Les Etats-Unis ont lancé depuis dix jours au Yémen une nouvelle campagne d'attaques par drone visant des dirigeants supposés d'Al-Qaida dans la péninsule Arabique. Explication: un regain de menace djihadiste contre les intérêts occidentaux, et le refus impératif de laisser Al-Qaida se constituer un nouveau sanctuaire.
Le paradoxe est que Washington avait auparavant interrompu les opérations de drones au Yémen, sept semaines durant, et même laissé entrevoir leur proche cessation. Le sentiment s'ancrait en Amérique que cette méthode parvenait à ses fins : au Yémen, qui avait succédé à l'Afghanistan comme premier foyer d'activité des émules d'Oussama Ben Laden, le "réseau" régressait.
L'administration Obama semblait aussi prendre conscience de la multiplication des voix dans son propre pays fustigeant les effets désastreux de l'usage des drones, en premier lieu ces "victimes collatérales" civiles, trop souvent ignorées des bilans officiels des frappes. D'autres, en nombre croissant, mettaient en garde contre les effets à long terme d'une stratégie guerrière fondée sur l'usage d'armes qui pourraient bientôt proliférer aux mains d'autres pays.
Or voilà que ces "assassinats ciblés" ont repris au Yémen. Le président américain, pour justifier l'alerte internationale lancée par ses services consulaires dans une vingtaine de pays, a expliqué à la télévision, mardi 6 août, qu'Al-Qaida constituait toujours une menace "très significative". C'est le même président, soucieux de se démarquer des années George W. Bush, qui proclamait en mai, lors d'un discours, que la "guerre " contre le terrorisme, "comme toutes les guerres, prendre fin". Et qui s'efforçait d'énoncer, décret à l'appui, une doctrine encadrant l'usage des drones, ces engins pilotés à distance auxquels il avait abondamment recouru durant son premier mandat.
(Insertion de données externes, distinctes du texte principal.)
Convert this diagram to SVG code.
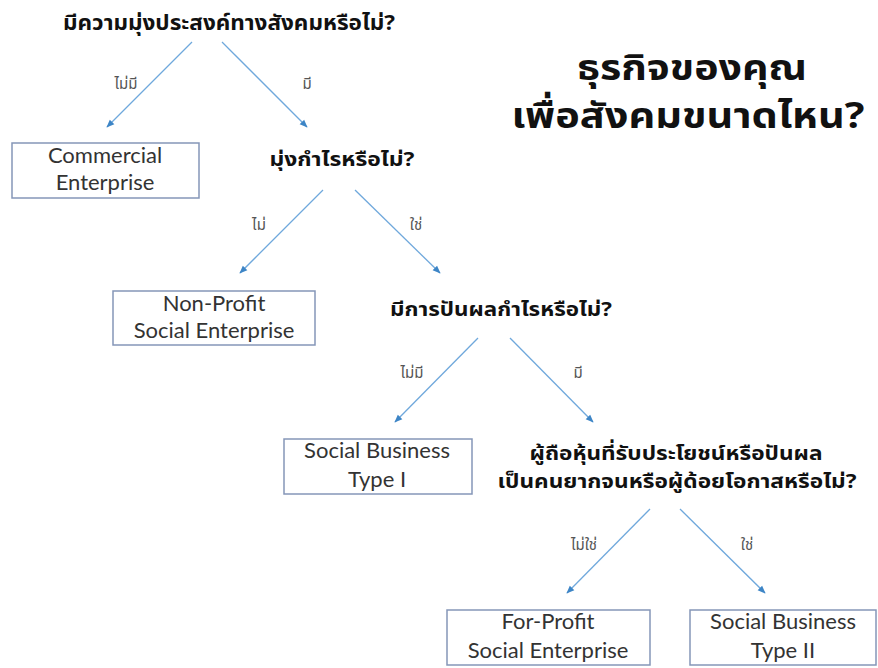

Les historiens de la guerre connaissent bien l'attitude si commune aux généraux proclamant un jour l'efficacité d'une stratégie volant de succès en succès, puis justifiant le lendemain l'allocation de moyens renforcés, en arguant de la persistance de l'ennemi qu'ils combattent. Dans le cas de la nouvelle guerre des drones au Yémen, des responsables militaires américains laissent parfois percerqu'ils mesurent mal le degré réel d'efficacité de la stratégie choisie. Le Pentagone admettait, mardi, ne pas avoir de certitude quant à l'identité des personnes ciblées par des frappes ce jour-là.
Si, comme l'a expliqué le département d'Etat américain, la menace sécuritaire est jugée "extrêmement haute", une question posée par un nombre croissant de stratèges de la lutte antiterroriste gagne en légitimité : les assassinats perpétrés par des drones au Yémen constituent-ils la réponse adéquate à Al-Qaida dans ces régions, ou bien une cause du maintien de son potentiel ?
On peut se demander si cette stratégie, par le rejet mêlé de sentiment d'impuissance qu'elle suscite dans l'espace arabo-musulman, ne profite pas à la dissémination d'Al-Qaida et à ses capacités de recrutement. Rattrapé par une menace terroriste que la mort de Ben Laden en 2011 n'a pas, tant s'en faut, éliminée, Obama apparaît pris aujourd'hui dans cette contradiction.